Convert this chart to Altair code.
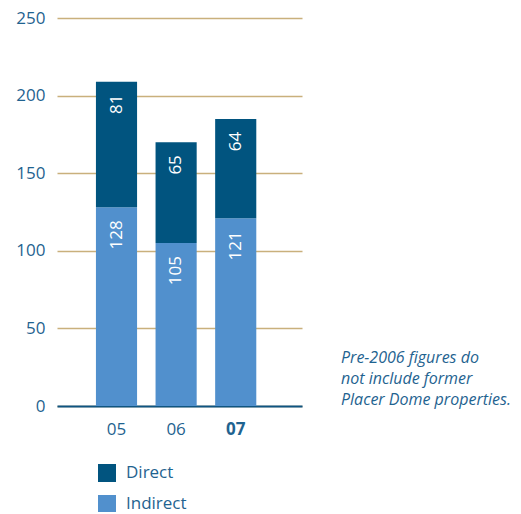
...
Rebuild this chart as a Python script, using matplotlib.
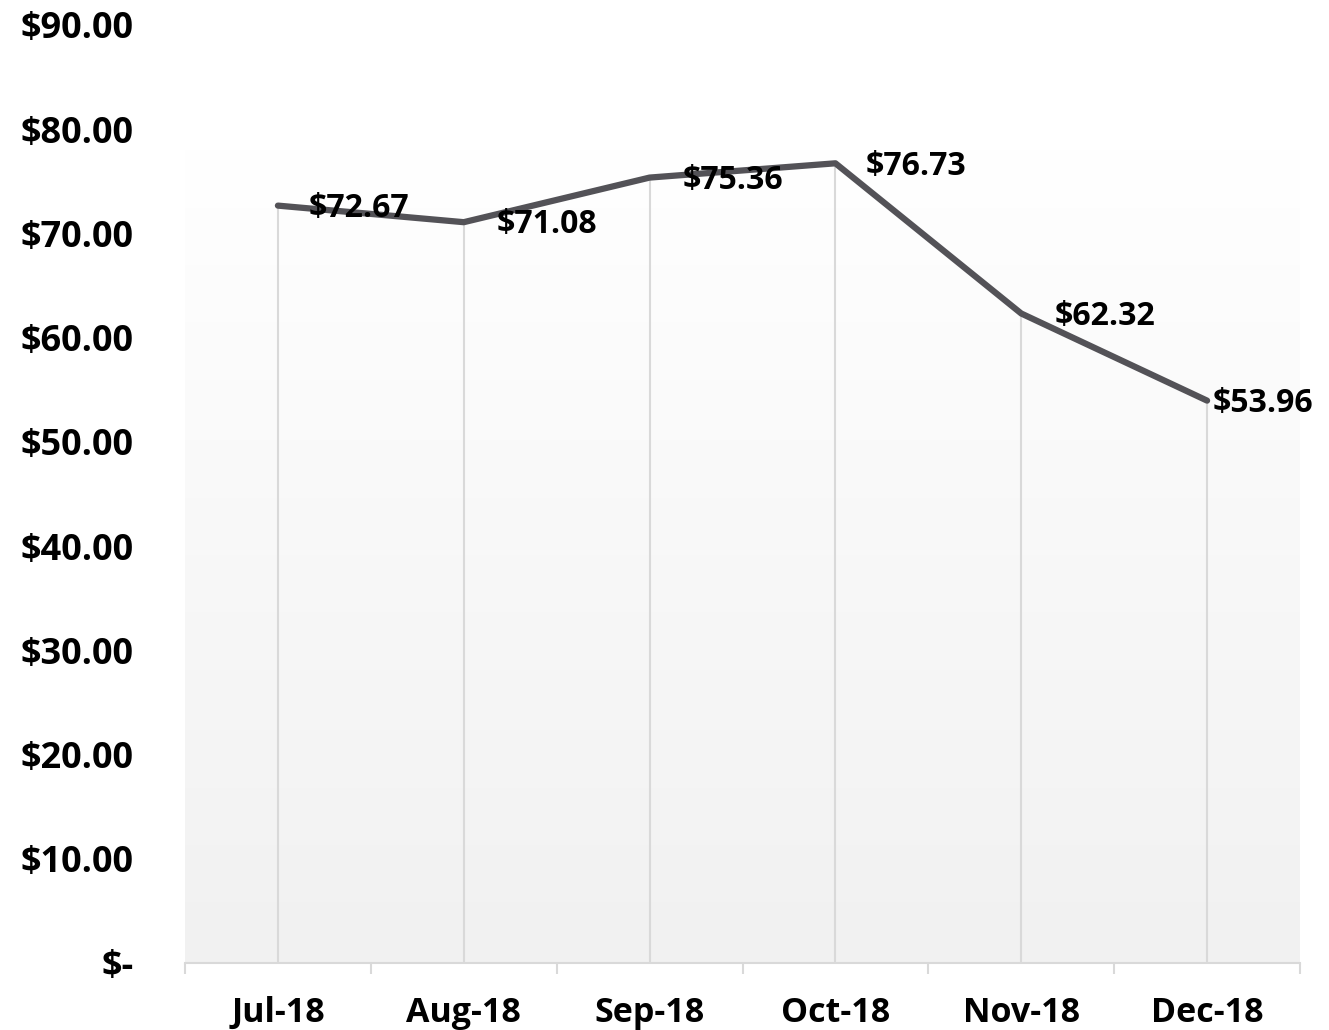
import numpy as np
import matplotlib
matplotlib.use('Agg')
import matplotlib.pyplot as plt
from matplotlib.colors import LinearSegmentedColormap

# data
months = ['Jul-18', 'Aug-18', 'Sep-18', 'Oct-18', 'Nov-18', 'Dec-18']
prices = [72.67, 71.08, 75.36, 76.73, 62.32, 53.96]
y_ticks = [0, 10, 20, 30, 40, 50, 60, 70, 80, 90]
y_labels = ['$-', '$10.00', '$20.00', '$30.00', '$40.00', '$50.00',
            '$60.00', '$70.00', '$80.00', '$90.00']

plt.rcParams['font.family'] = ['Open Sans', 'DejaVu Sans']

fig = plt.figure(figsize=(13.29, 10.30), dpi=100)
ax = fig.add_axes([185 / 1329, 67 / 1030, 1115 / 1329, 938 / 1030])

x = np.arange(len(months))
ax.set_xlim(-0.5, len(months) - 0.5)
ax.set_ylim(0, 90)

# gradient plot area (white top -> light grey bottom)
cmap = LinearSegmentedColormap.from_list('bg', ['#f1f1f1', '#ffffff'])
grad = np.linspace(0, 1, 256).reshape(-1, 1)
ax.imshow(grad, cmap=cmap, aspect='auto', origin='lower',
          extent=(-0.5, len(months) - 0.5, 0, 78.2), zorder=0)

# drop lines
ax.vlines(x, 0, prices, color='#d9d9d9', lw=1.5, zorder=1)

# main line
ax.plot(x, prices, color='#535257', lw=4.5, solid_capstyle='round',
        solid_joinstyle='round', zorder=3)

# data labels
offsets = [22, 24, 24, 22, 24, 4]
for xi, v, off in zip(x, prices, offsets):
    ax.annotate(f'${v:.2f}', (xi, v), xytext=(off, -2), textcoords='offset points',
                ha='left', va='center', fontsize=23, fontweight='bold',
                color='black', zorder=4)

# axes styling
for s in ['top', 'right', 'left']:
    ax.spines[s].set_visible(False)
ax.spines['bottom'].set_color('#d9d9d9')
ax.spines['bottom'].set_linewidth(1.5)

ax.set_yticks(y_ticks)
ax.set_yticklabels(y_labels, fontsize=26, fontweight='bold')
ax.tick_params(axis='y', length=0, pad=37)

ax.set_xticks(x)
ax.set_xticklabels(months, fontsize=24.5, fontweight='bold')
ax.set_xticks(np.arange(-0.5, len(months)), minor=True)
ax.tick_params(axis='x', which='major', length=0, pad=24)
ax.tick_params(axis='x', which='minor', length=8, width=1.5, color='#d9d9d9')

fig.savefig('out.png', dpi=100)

TASK GOAL
Reproduce exactly the lines above starting at the line containing "Rebuild this chart" and ending at the line containing "ax.spines['bottom'].set_linewidth(1.5)", including both, but not the pictures.

WRITTEN ANSWER
Rebuild this chart as a Python script, using matplotlib.
import numpy as np
import matplotlib
matplotlib.use('Agg')
import matplotlib.pyplot as plt
from matplotlib.colors import LinearSegmentedColormap

# data
months = ['Jul-18', 'Aug-18', 'Sep-18', 'Oct-18', 'Nov-18', 'Dec-18']
prices = [72.67, 71.08, 75.36, 76.73, 62.32, 53.96]
y_ticks = [0, 10, 20, 30, 40, 50, 60, 70, 80, 90]
y_labels = ['$-', '$10.00', '$20.00', '$30.00', '$40.00', '$50.00',
            '$60.00', '$70.00', '$80.00', '$90.00']

plt.rcParams['font.family'] = ['Open Sans', 'DejaVu Sans']

fig = plt.figure(figsize=(13.29, 10.30), dpi=100)
ax = fig.add_axes([185 / 1329, 67 / 1030, 1115 / 1329, 938 / 1030])

x = np.arange(len(months))
ax.set_xlim(-0.5, len(months) - 0.5)
ax.set_ylim(0, 90)

# gradient plot area (white top -> light grey bottom)
cmap = LinearSegmentedColormap.from_list('bg', ['#f1f1f1', '#ffffff'])
grad = np.linspace(0, 1, 256).reshape(-1, 1)
ax.imshow(grad, cmap=cmap, aspect='auto', origin='lower',
          extent=(-0.5, len(months) - 0.5, 0, 78.2), zorder=0)

# drop lines
ax.vlines(x, 0, prices, color='#d9d9d9', lw=1.5, zorder=1)

# main line
ax.plot(x, prices, color='#535257', lw=4.5, solid_capstyle='round',
        solid_joinstyle='round', zorder=3)

# data labels
offsets = [22, 24, 24, 22, 24, 4]
for xi, v, off in zip(x, prices, offsets):
    ax.annotate(f'${v:.2f}', (xi, v), xytext=(off, -2), textcoords='offset points',
                ha='left', va='center', fontsize=23, fontweight='bold',
                color='black', zorder=4)

# axes styling
for s in ['top', 'right', 'left']:
    ax.spines[s].set_visible(False)
ax.spines['bottom'].set_color('#d9d9d9')
ax.spines['bottom'].set_linewidth(1.5)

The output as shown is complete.